## Material
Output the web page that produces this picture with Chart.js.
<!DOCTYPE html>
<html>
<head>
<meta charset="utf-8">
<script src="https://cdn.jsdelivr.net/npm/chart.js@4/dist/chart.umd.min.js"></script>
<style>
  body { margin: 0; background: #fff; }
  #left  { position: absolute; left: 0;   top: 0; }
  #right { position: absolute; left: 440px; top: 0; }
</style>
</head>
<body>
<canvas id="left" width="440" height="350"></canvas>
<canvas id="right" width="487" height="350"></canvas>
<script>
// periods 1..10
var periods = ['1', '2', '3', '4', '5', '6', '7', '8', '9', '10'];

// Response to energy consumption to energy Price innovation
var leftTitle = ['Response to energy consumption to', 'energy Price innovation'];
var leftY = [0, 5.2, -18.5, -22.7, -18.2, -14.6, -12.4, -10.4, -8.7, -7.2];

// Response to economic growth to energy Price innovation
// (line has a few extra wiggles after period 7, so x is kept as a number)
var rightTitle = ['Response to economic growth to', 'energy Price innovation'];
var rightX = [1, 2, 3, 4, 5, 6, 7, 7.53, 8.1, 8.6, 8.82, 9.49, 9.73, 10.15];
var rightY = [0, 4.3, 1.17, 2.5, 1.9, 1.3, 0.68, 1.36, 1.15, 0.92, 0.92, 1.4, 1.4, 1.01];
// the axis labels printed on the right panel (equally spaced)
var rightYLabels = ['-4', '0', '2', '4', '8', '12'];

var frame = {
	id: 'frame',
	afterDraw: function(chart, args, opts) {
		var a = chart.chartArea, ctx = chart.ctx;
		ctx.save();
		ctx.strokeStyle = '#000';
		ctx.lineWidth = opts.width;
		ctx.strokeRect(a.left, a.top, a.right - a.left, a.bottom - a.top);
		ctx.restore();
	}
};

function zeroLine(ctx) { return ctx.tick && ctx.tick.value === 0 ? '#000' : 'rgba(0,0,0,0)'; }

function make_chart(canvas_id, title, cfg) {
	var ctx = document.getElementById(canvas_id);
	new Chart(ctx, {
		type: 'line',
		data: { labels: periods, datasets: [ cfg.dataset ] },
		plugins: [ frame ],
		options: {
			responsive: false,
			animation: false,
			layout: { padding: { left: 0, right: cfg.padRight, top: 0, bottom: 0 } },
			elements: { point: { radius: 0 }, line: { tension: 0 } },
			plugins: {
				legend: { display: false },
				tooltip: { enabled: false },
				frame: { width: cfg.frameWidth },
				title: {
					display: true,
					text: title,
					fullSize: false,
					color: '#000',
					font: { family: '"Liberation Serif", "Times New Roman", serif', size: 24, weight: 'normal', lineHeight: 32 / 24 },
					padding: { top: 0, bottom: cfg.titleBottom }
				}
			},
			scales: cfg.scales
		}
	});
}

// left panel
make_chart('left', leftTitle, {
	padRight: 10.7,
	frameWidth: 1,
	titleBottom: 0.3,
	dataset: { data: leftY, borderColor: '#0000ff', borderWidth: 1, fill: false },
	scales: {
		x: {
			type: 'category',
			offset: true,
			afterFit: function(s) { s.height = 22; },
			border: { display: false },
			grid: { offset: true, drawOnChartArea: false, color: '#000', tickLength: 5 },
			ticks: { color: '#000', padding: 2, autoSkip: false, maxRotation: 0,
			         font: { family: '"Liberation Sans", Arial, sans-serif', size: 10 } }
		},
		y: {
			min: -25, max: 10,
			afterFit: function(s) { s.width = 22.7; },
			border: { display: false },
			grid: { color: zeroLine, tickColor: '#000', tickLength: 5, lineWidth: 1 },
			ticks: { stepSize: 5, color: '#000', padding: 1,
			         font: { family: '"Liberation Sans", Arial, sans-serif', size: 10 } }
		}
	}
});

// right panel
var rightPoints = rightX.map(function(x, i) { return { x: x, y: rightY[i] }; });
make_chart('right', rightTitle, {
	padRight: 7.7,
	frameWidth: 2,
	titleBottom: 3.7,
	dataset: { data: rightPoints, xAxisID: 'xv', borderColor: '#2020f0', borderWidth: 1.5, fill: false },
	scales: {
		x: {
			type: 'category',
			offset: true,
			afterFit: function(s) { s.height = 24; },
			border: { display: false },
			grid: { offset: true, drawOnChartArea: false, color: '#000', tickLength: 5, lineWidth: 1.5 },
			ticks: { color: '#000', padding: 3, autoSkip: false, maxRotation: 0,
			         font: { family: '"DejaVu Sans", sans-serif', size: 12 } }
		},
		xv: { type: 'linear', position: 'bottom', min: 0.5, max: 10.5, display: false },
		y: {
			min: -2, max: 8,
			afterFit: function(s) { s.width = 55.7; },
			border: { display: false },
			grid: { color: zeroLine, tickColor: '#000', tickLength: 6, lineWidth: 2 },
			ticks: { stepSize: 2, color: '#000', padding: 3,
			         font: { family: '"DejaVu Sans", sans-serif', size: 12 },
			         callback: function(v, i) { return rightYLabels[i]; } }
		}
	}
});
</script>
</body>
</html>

## What the task asks
Quote exactly the first line of the data and every line after it through the one holding "-10.4, -8.7, -7.2];".

## Response for this exercise
Output the web page that produces this picture with Chart.js.
<!DOCTYPE html>
<html>
<head>
<meta charset="utf-8">
<script src="https://cdn.jsdelivr.net/npm/chart.js@4/dist/chart.umd.min.js"></script>
<style>
  body { margin: 0; background: #fff; }
  #left  { position: absolute; left: 0;   top: 0; }
  #right { position: absolute; left: 440px; top: 0; }
</style>
</head>
<body>
<canvas id="left" width="440" height="350"></canvas>
<canvas id="right" width="487" height="350"></canvas>
<script>
// periods 1..10
var periods = ['1', '2', '3', '4', '5', '6', '7', '8', '9', '10'];

// Response to energy consumption to energy Price innovation
var leftTitle = ['Response to energy consumption to', 'energy Price innovation'];
var leftY = [0, 5.2, -18.5, -22.7, -18.2, -14.6, -12.4, -10.4, -8.7, -7.2];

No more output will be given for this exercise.